Cross margin mode: all BTC and LTC available in the futures account will be regarded as position margin. The margin amount, therefore, will change according to price fluctuation. When the futures price moves towards a direction which is unfavorable to the investor, the equity of the investor will be decreased. When the margin ratio is equal to or below 10% (10x) / 20% (20x), the account will be liquidated. The loss will be equal to or close to the equity balance of his/her futures account. A user may increase the margin or change the number of contracts to manipulate the leverage multiplier. The higher the margin, the lower the contract number, hence lower leverage multiplier and lower risk of triggering a forced liquidation.
Fixed margin mode: the initial margin will be regarded as the position margin. So, the margin amount remains unchanged even when the futures price fluctuates. When the futures price moves towards a direction which is unfavorable to the investor, unrealized losses occur. When the margin ratio is equal to or below 10% (10x) / 20% (20x), the account will be liquidated. The loss will be equal to or close to the initial margin placed for the side of the contract.
Liquidation price mode: To avoid volatile market movements which leads to forced liquidation of multiple positions, OKEx futures provides liquidation price mode for investors to minimize the risk. When a user's account is liquidated, all the holding positions will be closed at a price to alter the account's equity balance to zero, instead of market price. This mode can avoid hammering the market and minimize price movements in futures trading. If the liquidated orders are not fully filled after settlement, the unfilled orders will be regarded as bankruptcy positions and will be socialized with the profits made among all users of all futures markets.
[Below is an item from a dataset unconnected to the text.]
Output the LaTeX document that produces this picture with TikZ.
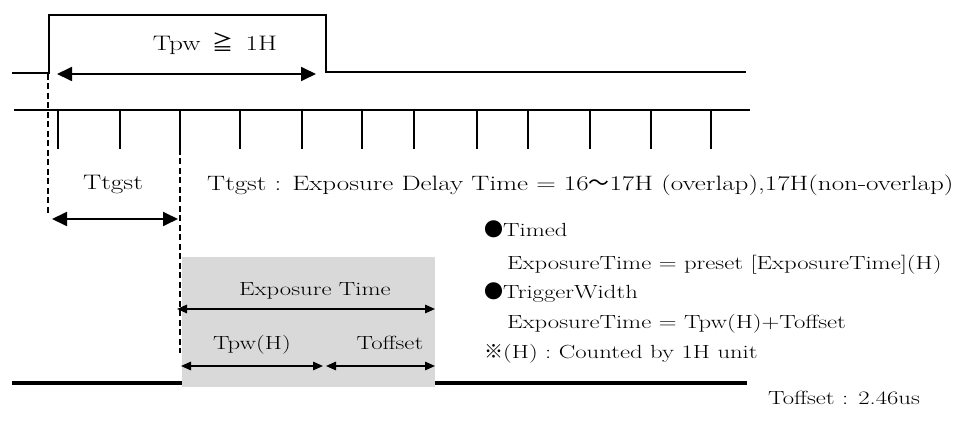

If the size of a user’s position or open orders accumulate to a level which poses a clawback threat to the futures trading system or other users, OKEx may request to cancel your orders or close part of your position. As a final measure, OKEx reserves the right to limit or partially cancel the position or orders to reduce the risk in the system.
4. What is insurance fund?
Insurance fund is set up to cover the societal loss generated or to settle incidents in futures trading. The sources of the fund are mainly from OKEx and the premiums after forced liquidations.
5. Societal loss & full account clawback system
OKEX Futures uses a "full account clawback" system to calculate the clawback rate. The system's margin call losses from all three contracts will merged and clawbacks will be calculated according to each user's entire account profit, instead of calculating each contract's margin call loss and clawback separately. Only users that have a net profit across all three contracts for that week will be subject to clawbacks. Clawbacks will only occur if the insurance fund does not have enough funds to cover the system's total margin call losses.
Settlement and delivery of the three contracts (weekly, bi-weekly & quarterly) occurs at 16:00 every Friday (Hong Kong time).
Unfilled liquidation orders during settlement:
The system's total margin call losses = weekly losses + bi-weekly losses + quarterly losses = 0BTC-100BTC-20BTC = -120BTC
If system's losses + insurance fund >= 0, then clawback rate = 0
If system's losses + insurance fund <0, then clawback rate = (system losses + insurance fund) / net profit across all contracts
System's losses: -120BTC
Insurance fund = 100BTC
Profit across all contracts = 20,000BTC
Clawback rate = (-120BTC+100BTC) / 20,000BTC = 0.1%
Clawback amount for the users who gained net profit of all contracts = (profit from weekly contract + profit from bi-weekly contract + profit from quarterly contract) * clawback rate.
The clawback amount will be deducted from the profit automatically.
For example, profits gained by a user:
Weekly = 3BTC
Bi-weekly = -2BTC
Quarterly = 1BTC
Total = 3-2+1 = 2BTC.
If the clawback rate = 0.1%, the clawback amount of the user will be 2BTC * 0.1% = 0.002BTC.